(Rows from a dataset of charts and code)
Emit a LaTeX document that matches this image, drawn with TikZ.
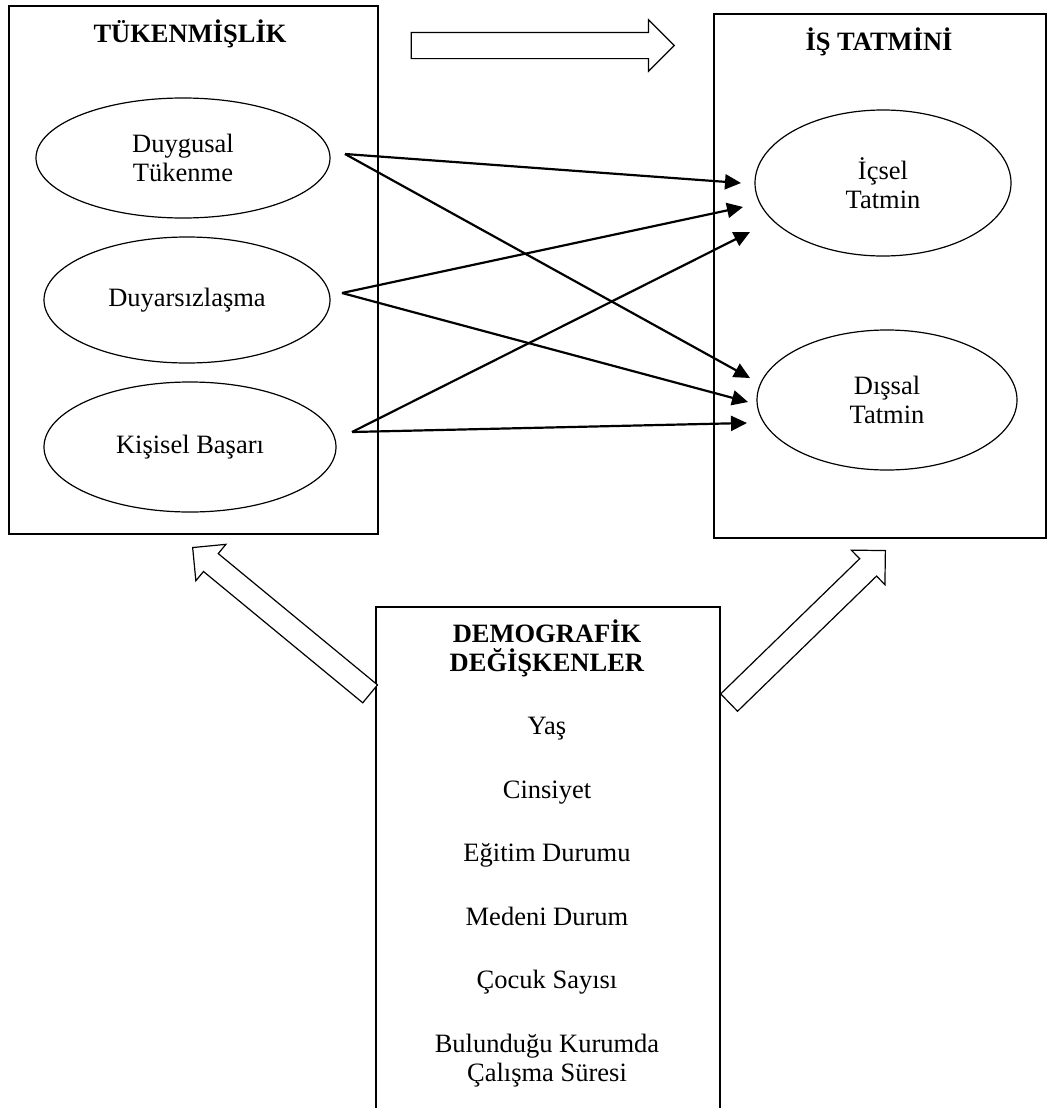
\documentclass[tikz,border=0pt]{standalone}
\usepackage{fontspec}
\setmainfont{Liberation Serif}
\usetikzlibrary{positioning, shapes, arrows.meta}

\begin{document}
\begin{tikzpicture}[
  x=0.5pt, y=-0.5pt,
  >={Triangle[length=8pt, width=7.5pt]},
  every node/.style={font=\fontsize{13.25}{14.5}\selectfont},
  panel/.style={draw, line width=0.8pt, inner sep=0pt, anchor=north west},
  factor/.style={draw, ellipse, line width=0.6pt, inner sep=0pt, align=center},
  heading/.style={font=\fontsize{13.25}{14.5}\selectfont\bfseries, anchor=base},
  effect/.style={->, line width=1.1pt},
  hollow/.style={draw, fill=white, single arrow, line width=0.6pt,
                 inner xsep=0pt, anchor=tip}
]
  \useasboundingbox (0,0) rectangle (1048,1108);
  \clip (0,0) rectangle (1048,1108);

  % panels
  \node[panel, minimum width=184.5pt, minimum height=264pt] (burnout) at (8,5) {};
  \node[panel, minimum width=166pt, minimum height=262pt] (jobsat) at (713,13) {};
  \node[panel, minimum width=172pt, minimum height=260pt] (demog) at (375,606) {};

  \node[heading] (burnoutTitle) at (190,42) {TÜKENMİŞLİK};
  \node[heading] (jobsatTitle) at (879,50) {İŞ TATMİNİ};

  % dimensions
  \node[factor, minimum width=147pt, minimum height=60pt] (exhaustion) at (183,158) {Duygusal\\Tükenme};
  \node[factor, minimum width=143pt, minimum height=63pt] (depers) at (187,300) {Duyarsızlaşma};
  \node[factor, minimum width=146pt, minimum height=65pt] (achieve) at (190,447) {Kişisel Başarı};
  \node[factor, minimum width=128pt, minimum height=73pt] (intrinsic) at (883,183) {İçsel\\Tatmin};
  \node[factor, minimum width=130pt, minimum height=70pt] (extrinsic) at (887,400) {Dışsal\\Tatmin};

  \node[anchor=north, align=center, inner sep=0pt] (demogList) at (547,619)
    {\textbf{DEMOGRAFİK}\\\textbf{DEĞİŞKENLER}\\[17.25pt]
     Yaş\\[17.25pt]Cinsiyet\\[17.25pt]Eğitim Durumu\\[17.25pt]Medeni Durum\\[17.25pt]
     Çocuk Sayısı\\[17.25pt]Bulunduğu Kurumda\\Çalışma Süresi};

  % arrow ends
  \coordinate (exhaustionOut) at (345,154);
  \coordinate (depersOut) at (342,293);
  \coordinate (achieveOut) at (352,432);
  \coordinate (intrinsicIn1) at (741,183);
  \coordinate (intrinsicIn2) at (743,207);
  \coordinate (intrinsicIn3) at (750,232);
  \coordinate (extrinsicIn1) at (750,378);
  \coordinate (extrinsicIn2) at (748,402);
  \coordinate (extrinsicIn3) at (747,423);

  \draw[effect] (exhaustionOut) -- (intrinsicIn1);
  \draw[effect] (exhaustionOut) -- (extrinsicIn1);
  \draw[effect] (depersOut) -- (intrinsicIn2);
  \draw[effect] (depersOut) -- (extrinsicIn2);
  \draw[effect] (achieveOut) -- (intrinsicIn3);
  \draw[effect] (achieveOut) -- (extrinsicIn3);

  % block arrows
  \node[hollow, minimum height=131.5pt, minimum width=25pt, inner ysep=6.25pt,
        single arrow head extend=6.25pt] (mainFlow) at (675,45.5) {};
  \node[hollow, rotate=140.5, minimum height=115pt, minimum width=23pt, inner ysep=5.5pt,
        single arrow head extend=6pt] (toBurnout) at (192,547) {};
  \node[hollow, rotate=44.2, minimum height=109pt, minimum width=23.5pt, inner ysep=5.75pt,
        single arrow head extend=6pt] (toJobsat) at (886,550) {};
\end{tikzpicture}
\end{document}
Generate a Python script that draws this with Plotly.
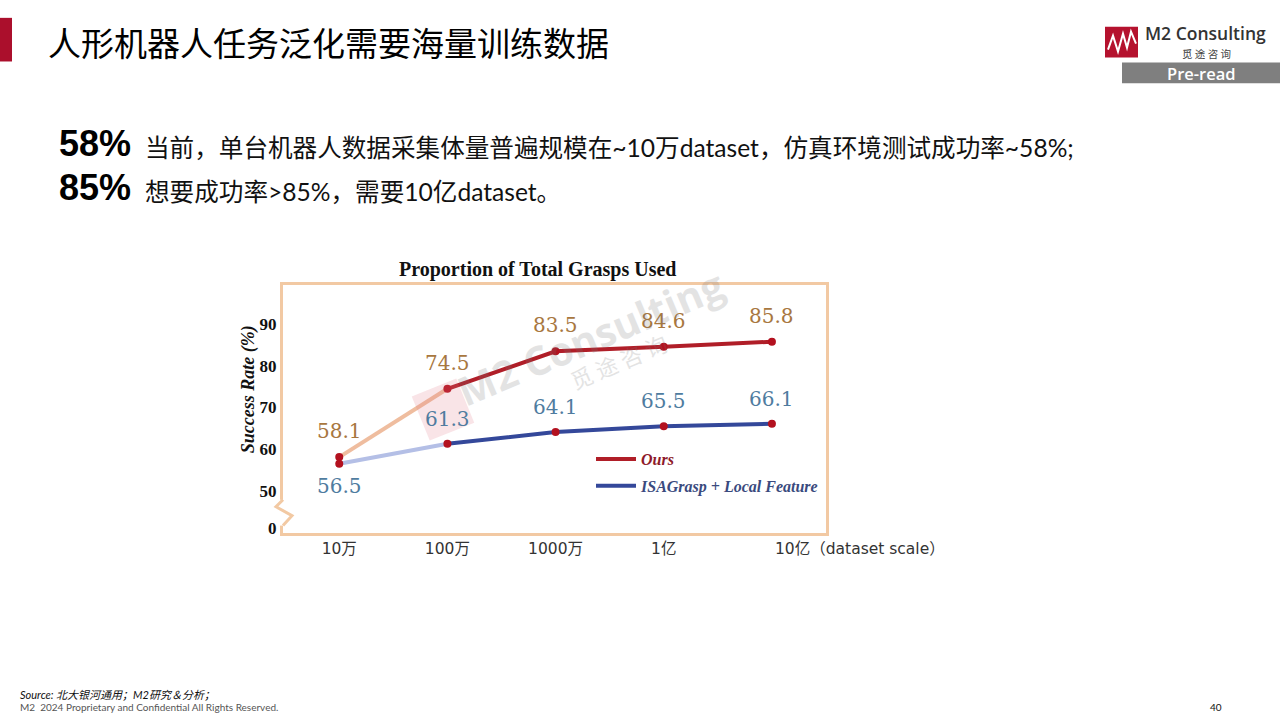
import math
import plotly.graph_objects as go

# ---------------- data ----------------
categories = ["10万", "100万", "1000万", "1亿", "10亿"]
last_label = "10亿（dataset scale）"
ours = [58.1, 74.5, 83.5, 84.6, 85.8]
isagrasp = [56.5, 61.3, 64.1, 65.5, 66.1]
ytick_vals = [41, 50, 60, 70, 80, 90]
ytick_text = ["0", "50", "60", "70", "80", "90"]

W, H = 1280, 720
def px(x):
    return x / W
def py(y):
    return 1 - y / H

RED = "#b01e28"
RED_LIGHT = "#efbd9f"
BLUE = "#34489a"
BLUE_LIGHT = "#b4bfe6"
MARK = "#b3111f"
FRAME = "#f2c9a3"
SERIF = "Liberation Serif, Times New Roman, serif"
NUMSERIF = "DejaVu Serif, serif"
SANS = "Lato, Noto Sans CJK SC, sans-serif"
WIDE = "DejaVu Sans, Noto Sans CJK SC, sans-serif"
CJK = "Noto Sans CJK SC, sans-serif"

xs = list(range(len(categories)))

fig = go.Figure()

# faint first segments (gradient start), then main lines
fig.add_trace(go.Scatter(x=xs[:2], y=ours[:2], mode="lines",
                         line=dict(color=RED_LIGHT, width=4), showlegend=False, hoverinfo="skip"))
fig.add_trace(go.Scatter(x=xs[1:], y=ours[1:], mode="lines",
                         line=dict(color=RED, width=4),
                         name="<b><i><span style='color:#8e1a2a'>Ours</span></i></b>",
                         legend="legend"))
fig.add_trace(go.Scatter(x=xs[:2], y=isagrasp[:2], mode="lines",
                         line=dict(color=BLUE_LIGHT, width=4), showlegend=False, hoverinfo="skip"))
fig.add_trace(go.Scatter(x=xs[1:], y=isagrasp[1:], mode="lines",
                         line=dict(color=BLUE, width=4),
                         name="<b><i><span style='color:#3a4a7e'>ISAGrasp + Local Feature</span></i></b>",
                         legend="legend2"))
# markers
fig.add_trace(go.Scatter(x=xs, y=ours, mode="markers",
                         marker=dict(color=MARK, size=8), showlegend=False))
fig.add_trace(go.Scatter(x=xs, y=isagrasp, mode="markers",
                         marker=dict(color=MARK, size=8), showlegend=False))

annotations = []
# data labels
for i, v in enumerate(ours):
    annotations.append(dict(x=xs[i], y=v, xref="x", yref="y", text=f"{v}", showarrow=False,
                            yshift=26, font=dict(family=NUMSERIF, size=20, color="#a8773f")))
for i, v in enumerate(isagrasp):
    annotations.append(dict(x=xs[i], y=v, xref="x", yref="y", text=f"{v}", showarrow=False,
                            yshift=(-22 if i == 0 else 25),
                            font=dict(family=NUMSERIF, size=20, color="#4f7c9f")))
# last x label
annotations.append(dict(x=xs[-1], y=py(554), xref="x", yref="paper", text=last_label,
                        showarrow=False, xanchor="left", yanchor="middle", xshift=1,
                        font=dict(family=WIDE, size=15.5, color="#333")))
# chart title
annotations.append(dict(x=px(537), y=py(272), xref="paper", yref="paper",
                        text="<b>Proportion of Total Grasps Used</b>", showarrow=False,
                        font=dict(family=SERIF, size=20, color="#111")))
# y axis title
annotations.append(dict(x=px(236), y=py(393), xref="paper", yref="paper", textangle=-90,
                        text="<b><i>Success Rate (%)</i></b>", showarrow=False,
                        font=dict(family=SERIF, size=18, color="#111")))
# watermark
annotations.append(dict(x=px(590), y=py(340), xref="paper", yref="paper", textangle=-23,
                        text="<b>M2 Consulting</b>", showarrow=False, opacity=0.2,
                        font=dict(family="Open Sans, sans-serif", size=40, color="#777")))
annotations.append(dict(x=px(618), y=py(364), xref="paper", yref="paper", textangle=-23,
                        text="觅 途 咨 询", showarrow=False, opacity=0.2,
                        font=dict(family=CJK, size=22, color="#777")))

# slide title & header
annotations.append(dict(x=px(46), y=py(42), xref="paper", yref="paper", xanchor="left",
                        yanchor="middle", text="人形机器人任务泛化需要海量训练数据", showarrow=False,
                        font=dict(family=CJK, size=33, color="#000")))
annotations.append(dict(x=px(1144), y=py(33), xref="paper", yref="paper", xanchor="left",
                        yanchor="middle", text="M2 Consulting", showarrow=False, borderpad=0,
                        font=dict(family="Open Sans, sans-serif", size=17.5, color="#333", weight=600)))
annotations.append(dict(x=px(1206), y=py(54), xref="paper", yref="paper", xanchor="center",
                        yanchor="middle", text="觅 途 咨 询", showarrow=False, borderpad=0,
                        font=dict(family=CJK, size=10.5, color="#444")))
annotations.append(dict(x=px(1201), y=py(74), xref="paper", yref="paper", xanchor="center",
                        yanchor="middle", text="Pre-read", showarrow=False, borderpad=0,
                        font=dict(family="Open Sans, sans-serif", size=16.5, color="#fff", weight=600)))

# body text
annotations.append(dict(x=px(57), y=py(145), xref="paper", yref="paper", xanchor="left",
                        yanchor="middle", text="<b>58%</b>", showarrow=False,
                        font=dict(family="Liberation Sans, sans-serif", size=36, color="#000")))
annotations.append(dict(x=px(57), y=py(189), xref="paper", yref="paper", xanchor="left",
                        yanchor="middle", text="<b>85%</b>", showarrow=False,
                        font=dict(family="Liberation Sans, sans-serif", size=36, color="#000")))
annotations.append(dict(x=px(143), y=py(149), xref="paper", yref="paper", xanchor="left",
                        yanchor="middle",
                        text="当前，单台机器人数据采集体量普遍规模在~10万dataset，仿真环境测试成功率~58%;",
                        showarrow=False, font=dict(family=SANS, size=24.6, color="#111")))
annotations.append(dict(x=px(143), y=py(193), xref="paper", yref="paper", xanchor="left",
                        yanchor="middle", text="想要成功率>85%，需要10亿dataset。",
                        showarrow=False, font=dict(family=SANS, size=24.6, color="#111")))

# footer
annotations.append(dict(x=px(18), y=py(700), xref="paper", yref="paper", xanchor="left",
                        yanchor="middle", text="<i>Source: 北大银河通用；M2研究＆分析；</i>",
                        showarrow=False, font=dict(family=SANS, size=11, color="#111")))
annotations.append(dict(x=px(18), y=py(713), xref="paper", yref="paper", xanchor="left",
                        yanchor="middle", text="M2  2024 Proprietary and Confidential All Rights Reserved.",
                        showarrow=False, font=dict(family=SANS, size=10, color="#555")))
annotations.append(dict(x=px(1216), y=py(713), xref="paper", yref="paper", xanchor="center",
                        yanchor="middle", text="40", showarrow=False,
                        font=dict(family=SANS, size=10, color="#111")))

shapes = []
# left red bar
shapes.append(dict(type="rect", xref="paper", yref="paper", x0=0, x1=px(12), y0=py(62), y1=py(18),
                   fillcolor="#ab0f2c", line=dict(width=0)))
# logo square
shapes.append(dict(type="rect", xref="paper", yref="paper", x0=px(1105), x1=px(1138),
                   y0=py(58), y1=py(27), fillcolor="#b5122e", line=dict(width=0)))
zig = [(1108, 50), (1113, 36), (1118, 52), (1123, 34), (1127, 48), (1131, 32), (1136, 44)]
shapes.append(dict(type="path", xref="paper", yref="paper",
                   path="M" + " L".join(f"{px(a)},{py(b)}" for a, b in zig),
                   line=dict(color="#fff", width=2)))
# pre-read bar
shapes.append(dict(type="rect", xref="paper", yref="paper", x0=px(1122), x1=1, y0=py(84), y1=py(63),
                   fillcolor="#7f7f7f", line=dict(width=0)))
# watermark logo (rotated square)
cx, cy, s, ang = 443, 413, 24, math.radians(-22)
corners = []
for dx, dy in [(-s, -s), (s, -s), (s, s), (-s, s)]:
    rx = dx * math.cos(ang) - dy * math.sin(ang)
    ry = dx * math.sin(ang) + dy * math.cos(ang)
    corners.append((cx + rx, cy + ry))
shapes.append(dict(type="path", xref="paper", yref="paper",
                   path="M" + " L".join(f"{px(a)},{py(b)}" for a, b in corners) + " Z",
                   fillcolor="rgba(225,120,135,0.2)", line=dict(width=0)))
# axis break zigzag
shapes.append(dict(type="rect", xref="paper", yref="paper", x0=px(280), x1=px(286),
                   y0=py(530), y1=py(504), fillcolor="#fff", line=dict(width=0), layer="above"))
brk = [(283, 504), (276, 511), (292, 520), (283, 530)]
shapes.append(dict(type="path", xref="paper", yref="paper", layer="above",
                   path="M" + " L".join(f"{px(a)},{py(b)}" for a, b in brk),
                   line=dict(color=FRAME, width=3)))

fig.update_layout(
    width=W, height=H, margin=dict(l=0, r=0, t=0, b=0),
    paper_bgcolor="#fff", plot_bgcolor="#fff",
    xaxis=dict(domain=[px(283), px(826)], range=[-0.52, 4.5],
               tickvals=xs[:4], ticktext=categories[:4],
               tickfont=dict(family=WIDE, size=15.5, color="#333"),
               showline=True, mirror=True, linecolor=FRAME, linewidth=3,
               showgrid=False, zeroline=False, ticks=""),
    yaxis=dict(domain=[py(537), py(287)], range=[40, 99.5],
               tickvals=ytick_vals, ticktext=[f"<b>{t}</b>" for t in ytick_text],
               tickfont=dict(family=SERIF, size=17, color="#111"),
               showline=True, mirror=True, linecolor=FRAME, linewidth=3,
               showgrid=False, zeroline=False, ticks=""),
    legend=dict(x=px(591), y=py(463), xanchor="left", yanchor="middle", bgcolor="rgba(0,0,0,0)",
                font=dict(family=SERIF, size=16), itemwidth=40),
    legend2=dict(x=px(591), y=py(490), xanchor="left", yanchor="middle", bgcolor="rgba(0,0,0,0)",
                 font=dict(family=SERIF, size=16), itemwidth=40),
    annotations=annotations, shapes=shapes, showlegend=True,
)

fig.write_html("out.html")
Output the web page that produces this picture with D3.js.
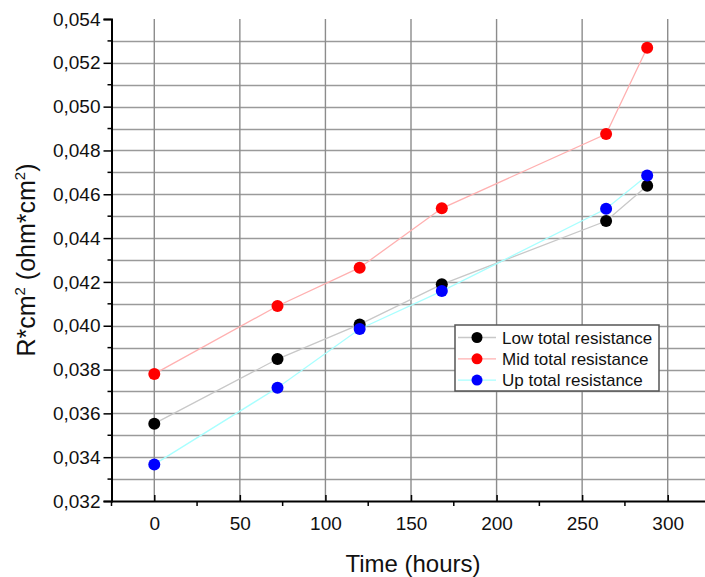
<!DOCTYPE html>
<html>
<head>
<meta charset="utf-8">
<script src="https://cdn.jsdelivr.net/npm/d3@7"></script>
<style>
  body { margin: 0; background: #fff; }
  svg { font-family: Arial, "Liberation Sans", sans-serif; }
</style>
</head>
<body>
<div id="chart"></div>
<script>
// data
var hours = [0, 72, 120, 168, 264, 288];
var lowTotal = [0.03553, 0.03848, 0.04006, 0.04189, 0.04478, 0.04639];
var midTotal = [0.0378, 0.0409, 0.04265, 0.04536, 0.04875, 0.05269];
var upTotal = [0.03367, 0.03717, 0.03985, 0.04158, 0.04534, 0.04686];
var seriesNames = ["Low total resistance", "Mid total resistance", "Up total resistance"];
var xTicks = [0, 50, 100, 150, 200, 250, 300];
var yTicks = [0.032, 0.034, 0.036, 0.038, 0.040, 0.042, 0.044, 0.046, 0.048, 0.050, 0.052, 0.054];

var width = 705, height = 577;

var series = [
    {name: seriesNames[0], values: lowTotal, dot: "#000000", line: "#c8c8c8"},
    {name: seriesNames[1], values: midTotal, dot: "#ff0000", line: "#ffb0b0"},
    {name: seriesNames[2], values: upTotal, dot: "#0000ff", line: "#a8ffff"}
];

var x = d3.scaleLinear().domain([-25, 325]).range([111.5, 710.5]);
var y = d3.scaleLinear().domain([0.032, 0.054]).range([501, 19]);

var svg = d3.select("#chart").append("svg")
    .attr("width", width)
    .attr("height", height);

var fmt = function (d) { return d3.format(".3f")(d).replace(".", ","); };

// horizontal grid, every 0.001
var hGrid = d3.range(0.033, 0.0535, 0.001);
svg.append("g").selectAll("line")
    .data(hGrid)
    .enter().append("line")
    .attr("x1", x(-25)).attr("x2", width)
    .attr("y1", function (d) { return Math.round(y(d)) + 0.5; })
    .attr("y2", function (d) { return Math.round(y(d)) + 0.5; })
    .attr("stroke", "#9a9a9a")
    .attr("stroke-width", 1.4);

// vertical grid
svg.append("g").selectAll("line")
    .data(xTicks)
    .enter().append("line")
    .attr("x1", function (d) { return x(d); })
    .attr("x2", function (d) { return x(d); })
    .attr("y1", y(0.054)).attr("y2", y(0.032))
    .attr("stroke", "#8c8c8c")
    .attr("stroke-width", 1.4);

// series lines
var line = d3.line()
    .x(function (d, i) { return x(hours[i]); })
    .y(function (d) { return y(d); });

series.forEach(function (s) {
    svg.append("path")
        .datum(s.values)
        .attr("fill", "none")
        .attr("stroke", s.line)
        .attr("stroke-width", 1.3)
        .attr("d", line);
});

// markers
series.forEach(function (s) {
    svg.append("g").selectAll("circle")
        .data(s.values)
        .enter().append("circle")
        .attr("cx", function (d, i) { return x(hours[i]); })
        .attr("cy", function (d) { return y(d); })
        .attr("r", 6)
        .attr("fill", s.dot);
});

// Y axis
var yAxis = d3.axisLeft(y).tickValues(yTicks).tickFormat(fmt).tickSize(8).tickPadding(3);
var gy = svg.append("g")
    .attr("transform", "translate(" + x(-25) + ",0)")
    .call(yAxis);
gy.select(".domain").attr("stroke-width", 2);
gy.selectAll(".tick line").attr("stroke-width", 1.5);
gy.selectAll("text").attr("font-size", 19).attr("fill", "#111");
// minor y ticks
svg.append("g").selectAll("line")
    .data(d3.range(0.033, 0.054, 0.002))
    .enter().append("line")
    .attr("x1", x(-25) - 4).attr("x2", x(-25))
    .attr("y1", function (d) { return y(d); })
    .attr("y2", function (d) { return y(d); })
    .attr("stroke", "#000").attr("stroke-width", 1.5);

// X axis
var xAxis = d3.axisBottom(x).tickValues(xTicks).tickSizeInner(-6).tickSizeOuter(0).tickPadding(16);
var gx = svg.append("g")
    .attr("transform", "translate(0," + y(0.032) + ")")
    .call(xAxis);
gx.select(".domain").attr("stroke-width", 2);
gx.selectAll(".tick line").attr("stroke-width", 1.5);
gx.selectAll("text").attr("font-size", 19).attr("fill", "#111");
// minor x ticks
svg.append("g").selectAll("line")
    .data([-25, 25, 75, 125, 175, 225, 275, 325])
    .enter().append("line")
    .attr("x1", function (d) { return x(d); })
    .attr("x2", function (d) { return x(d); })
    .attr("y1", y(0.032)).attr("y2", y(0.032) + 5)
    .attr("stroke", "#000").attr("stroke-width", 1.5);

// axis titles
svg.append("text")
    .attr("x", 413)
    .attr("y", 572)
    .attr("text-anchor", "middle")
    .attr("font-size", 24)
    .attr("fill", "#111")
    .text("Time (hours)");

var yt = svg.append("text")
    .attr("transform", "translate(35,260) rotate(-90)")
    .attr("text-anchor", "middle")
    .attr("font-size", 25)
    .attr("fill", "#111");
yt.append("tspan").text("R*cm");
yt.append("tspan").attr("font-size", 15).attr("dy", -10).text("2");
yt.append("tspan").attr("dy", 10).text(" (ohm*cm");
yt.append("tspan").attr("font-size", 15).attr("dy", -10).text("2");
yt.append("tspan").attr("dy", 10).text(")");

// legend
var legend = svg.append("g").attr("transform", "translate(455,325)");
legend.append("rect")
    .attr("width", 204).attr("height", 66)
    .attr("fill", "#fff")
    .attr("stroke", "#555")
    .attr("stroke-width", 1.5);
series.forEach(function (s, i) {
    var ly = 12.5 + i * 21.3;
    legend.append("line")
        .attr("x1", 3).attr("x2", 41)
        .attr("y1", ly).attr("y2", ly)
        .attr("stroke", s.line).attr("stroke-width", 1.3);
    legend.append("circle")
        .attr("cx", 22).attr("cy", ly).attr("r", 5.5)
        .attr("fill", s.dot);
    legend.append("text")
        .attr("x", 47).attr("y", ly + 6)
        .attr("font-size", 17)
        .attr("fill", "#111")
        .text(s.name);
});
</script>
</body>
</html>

→ **TASK TO CARRY OUT**: Starting at the first line of the material, output exactly the lines up to and including the one with "(jobsatTitle) at (879,50)". Do not include the pictures.

→ **SOLUTION TO THIS PROBLEM**:
Emit a LaTeX document that matches this image, drawn with TikZ.
\documentclass[tikz,border=0pt]{standalone}
\usepackage{fontspec}
\setmainfont{Liberation Serif}
\usetikzlibrary{positioning, shapes, arrows.meta}

\begin{document}
\begin{tikzpicture}[
  x=0.5pt, y=-0.5pt,
  >={Triangle[length=8pt, width=7.5pt]},
  every node/.style={font=\fontsize{13.25}{14.5}\selectfont},
  panel/.style={draw, line width=0.8pt, inner sep=0pt, anchor=north west},
  factor/.style={draw, ellipse, line width=0.6pt, inner sep=0pt, align=center},
  heading/.style={font=\fontsize{13.25}{14.5}\selectfont\bfseries, anchor=base},
  effect/.style={->, line width=1.1pt},
  hollow/.style={draw, fill=white, single arrow, line width=0.6pt,
                 inner xsep=0pt, anchor=tip}
]
  \useasboundingbox (0,0) rectangle (1048,1108);
  \clip (0,0) rectangle (1048,1108);

  % panels
  \node[panel, minimum width=184.5pt, minimum height=264pt] (burnout) at (8,5) {};
  \node[panel, minimum width=166pt, minimum height=262pt] (jobsat) at (713,13) {};
  \node[panel, minimum width=172pt, minimum height=260pt] (demog) at (375,606) {};

  \node[heading] (burnoutTitle) at (190,42) {TÜKENMİŞLİK};
  \node[heading] (jobsatTitle) at (879,50) {İŞ TATMİNİ};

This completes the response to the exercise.